When he announced his support for Democratic gubernatorial candidate Steve Beshear yesterday, former state Rep. Steve Nunn handed out copies of a brief article he wrote addressing Gov. Ernie Fletcher’s claim that he was the victim of a "witch hunt." Following are some excerpts:

Ernie Fletcher claims to be the victim of a witch hunt. I can hear the Wicked Witch in the "Land of Oz" laughing long and hard at that one. "I’ll get you my little pretty and your little dog Sadie, too."

The sordid true facts show acts of witchcraft by our governor that led to 29 indictments, including his own. But during a bewitching ceremony sometimes called a pep rally, he released them from the indictment spell with his special powers of pardon. And, of course, they were so innocent he fired nine of them immediately thereafter just to make them disappear. …

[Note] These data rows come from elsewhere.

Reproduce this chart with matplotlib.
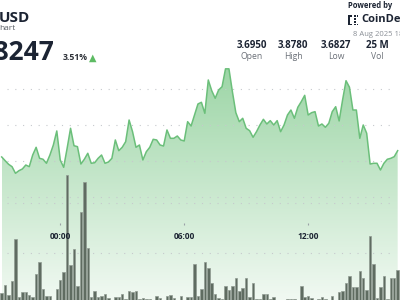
import matplotlib
matplotlib.use("Agg")
import matplotlib.pyplot as plt
import numpy as np
import pandas as pd
from matplotlib.colors import LinearSegmentedColormap
from matplotlib.patches import Rectangle

plt.rcParams['font.family'] = ['Open Sans', 'DejaVu Sans']

# 10 minute candles, 7 Aug 21:10 -> 8 Aug 16:20 UTC
times = pd.date_range("2025-08-07 21:10", periods=116, freq="10min")
hours = ((times - pd.Timestamp("2025-08-08 00:00")) / pd.Timedelta(hours=1)).to_numpy()

price = [
    3.7556, 3.7504, 3.7454, 3.7421, 3.7329, 3.7365, 3.7389, 3.7444, 3.7421, 3.7583,
    3.7690, 3.7537, 3.7524, 3.7468, 3.7583, 3.7722, 3.7917, 3.7514, 3.7412, 3.7676,
    3.7954, 3.7712, 3.7699, 3.7458, 3.7524, 3.7607, 3.7468, 3.7476, 3.7537,
    3.7583, 3.7468, 3.7486, 3.7537, 3.7792, 3.7643, 3.7690, 3.7768, 3.8069, 3.7907,
    3.7690, 3.7722, 3.7514, 3.7629, 3.7690, 3.7801, 3.7792, 3.7722, 3.7708, 3.7931,
    3.7815, 3.7815, 3.7847, 3.7792, 3.7778, 3.8046, 3.7986, 3.8139, 3.8292,
    3.8315, 3.8162, 3.8625, 3.8476, 3.8371, 3.8486, 3.8532, 3.8780, 3.8780, 3.8463,
    3.8171, 3.8046, 3.8093, 3.7954, 3.7921, 3.7829, 3.7907, 3.8000, 3.8079, 3.8014,
    3.8060, 3.8000, 3.8060, 3.7907, 3.8000, 3.8139, 3.8208, 3.8093, 3.8246,
    3.8324, 3.8412, 3.8139, 3.8171, 3.8185, 3.7986, 3.8014, 3.7968, 3.8024, 3.8185,
    3.8254, 3.8056, 3.8347, 3.8615, 3.8524, 3.8208, 3.8208, 3.7815, 3.8000, 3.7885,
    3.7458, 3.7468, 3.7468, 3.7375, 3.7468, 3.7524, 3.7537, 3.7560, 3.7643,
]

# volume per candle, millions
volume_m = [
    0.104, 0.183, 0.084, 0.223, 0.639, 0.064, 0.114, 0.114, 0.084, 0.064,
    0.292, 0.411, 0.144, 0.074, 0.074, 0.020, 0.144, 0.233, 0.312, 1.272,
    0.381, 0.540, 0.173, 0.906, 1.203, 0.550, 0.064, 0.124, 0.064, 0.074,
    0.094, 0.054, 0.020, 0.064, 0.064, 0.094, 0.045, 0.124, 0.114, 0.124,
    0.045, 0.054, 0.045, 0.045, 0.020, 0.074, 0.054, 0.020, 0.074, 0.084,
    0.054, 0.020, 0.074, 0.020, 0.064, 0.064, 0.391, 0.074,
    0.144, 0.411, 0.351, 0.203, 0.094, 0.054, 0.045, 0.173, 0.134, 0.173,
    0.252, 0.124, 0.153, 0.252, 0.064, 0.203, 0.040, 0.040, 0.094, 0.094,
    0.040, 0.064, 0.020, 0.020, 0.020, 0.045, 0.045, 0.040, 0.020, 0.173,
    0.064, 0.074, 0.054, 0.020, 0.040, 0.064, 0.040, 0.020, 0.074, 0.020,
    0.114, 0.124, 0.203, 0.272, 0.163, 0.163, 0.322, 0.252, 0.134, 0.668,
    0.391, 0.054, 0.163, 0.272, 0.040, 0.252, 0.252, 0.332,
]

price_grid = [3.70, 3.75, 3.80, 3.85]
volume_grid = [0.5, 1.0]
time_ticks = [0, 6, 12]
time_labels = ["00:00", "06:00", "12:00"]

stats_values = ["3.6950", "3.8780", "3.6827", "25 M"]
stats_labels = ["Open", "High", "Low", "Vol"]

navy = '#1c2433'
line_green = '#6bbf7a'
dots = dict(color='#c6c9cd', lw=0.8, ls=(0, (1, 6)), xmin=0.0175, xmax=0.9825)

fig = plt.figure(figsize=(4, 3), dpi=100)
ax = fig.add_axes([0, 0, 1, 1])
ylo, yhi = 3.5569, 3.9736

# gradient area under the price line
cmap = LinearSegmentedColormap.from_list('g', ['#f1f9f2', '#84cb90'])
grad = ax.imshow(np.linspace(1, 0, 256).reshape(-1, 1), cmap=cmap, aspect='auto',
                 extent=[hours[0], hours[-1], ylo, yhi], zorder=1)
area = ax.fill_between(hours, price, ylo, color='none', lw=0)
grad.set_clip_path(area.get_paths()[0], transform=ax.transData)

for p in price_grid:
    ax.axhline(p, zorder=2, **dots)
ax.plot(hours, price, color=line_green, lw=1.1, zorder=3, solid_joinstyle='round')
ax.set_xlim(-2.9156, 16.446)
ax.set_ylim(ylo, yhi)

# volume bars
ax2 = ax.twinx()
ax2.set_ylim(0.0347, 3.005)
for v in volume_grid:
    ax2.axhline(v, zorder=1, **dots)
ax2.bar(hours, volume_m, width=0.12, color='#5f6c61', edgecolor='#909b92', linewidth=0.5, zorder=2)

for a in (ax, ax2):
    a.set_xticks([])
    a.set_yticks([])
    for s in a.spines.values():
        s.set_visible(False)

# time labels in the middle of the chart, on top of the bars
sec = ax2.secondary_xaxis(1 - 224 / 300)
sec.set_zorder(5)
sec.set_xticks(time_ticks, labels=time_labels)
sec.tick_params(axis='x', length=1, width=0.8, color='#9aa0a6', direction='inout',
                pad=5.5, labelsize=6, labelcolor=navy)
for lab in sec.get_xticklabels():
    lab.set_fontweight('bold')
for s in sec.spines.values():
    s.set_visible(False)


def fx(x):
    return x / 400


def fy(y):
    return 1 - y / 300


# header, left
fig.text(fx(-1), fy(17.5), "USD", fontsize=11, fontweight='bold', color=navy, va='center')
fig.text(fx(-0.5), fy(28), "hart", fontsize=6, color='#5a5f66', va='center')
fig.text(fx(54.5), fy(60), "3.8247", fontsize=19, fontweight='bold', color=navy,
         ha='right', va='baseline')
fig.text(fx(63), fy(60.5), "3.51%", fontsize=6.2, fontweight='bold', color='#2b2f36',
         va='baseline')
fig.text(fx(92.5), fy(58), "\u25B2", fontsize=7, color='#5dbb63', ha='center', va='center',
         family='DejaVu Sans')

# header, right
fig.text(fx(348), fy(6), "Powered by", fontsize=5.5, fontweight='bold', color=navy, va='center')
for (x0, y0, w, h) in [(348, 15, 1.5, 10), (348, 15, 4, 1.5), (348, 23.5, 4, 1.5),
                       (354, 15, 1.5, 1.5), (354, 18, 1.5, 1.5), (354, 21, 1.5, 1.5),
                       (354, 23.5, 1.5, 1.5), (356.5, 15, 1.5, 1.5), (356.5, 23.5, 1.5, 1.5)]:
    fig.patches.append(Rectangle((fx(x0), fy(y0 + h)), w / 400, h / 300,
                                 transform=fig.transFigure, color=navy, lw=0))
fig.text(fx(361), fy(19.5), "CoinDesk", fontsize=8, fontweight='bold', color=navy, va='center')
fig.text(fx(353), fy(34), "8 Aug 2025 18", fontsize=5.5, color='#8a8f96', va='center')

for xc, val, lab in zip([252, 293, 336, 377], stats_values, stats_labels):
    fig.text(fx(xc), fy(46), val, fontsize=7, fontweight='bold', color=navy,
             ha='center', va='center')
    fig.text(fx(xc), fy(57), lab, fontsize=6.2, color='#6b7078', ha='center', va='center')

fig.savefig("out.png", dpi=100)
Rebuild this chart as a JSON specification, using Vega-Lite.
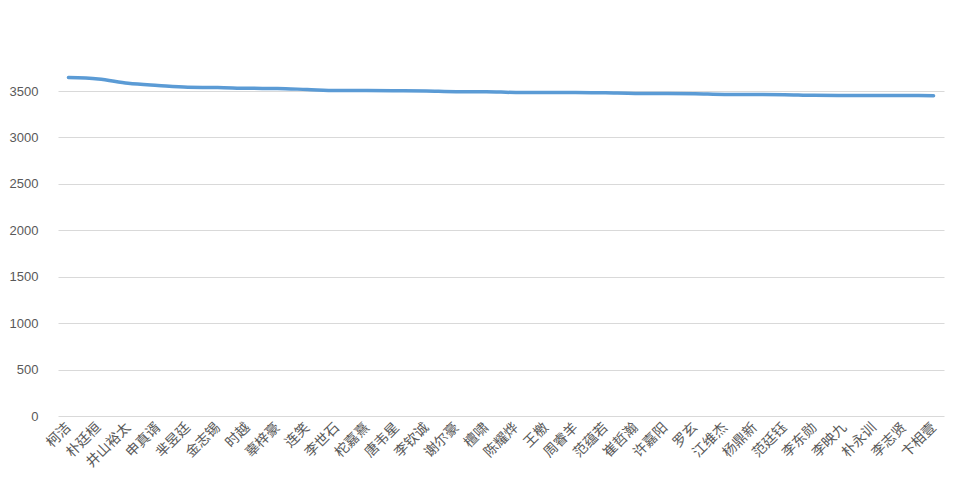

Ding-dong, the witch has been found! Through the hind-sighted crystal ball, we can see our governor in his witch’s garb, broomstick in hand. Now a confirmed witch, Ernie Fletcher has been sighted and indicted, and he signed a devilish deal in which he acknowledged evidence of witchcraft that "strongly indicates wrongdoing."

Like Samantha in Bewitched, with a twitch of his nose, Ernie Fletcher would have us forget his four years of failed leadership, failure to "restore hope," and his abject failure to end waste, fraud and abuse. Fletcher has had so many professions and degrees, perhaps he forgot to mention this one in witchcraft.

Even though we are not in Kansas, the voters of Kentucky need to drop a house on this administration and free all the people of Commonwealth of Oz from this nightmare.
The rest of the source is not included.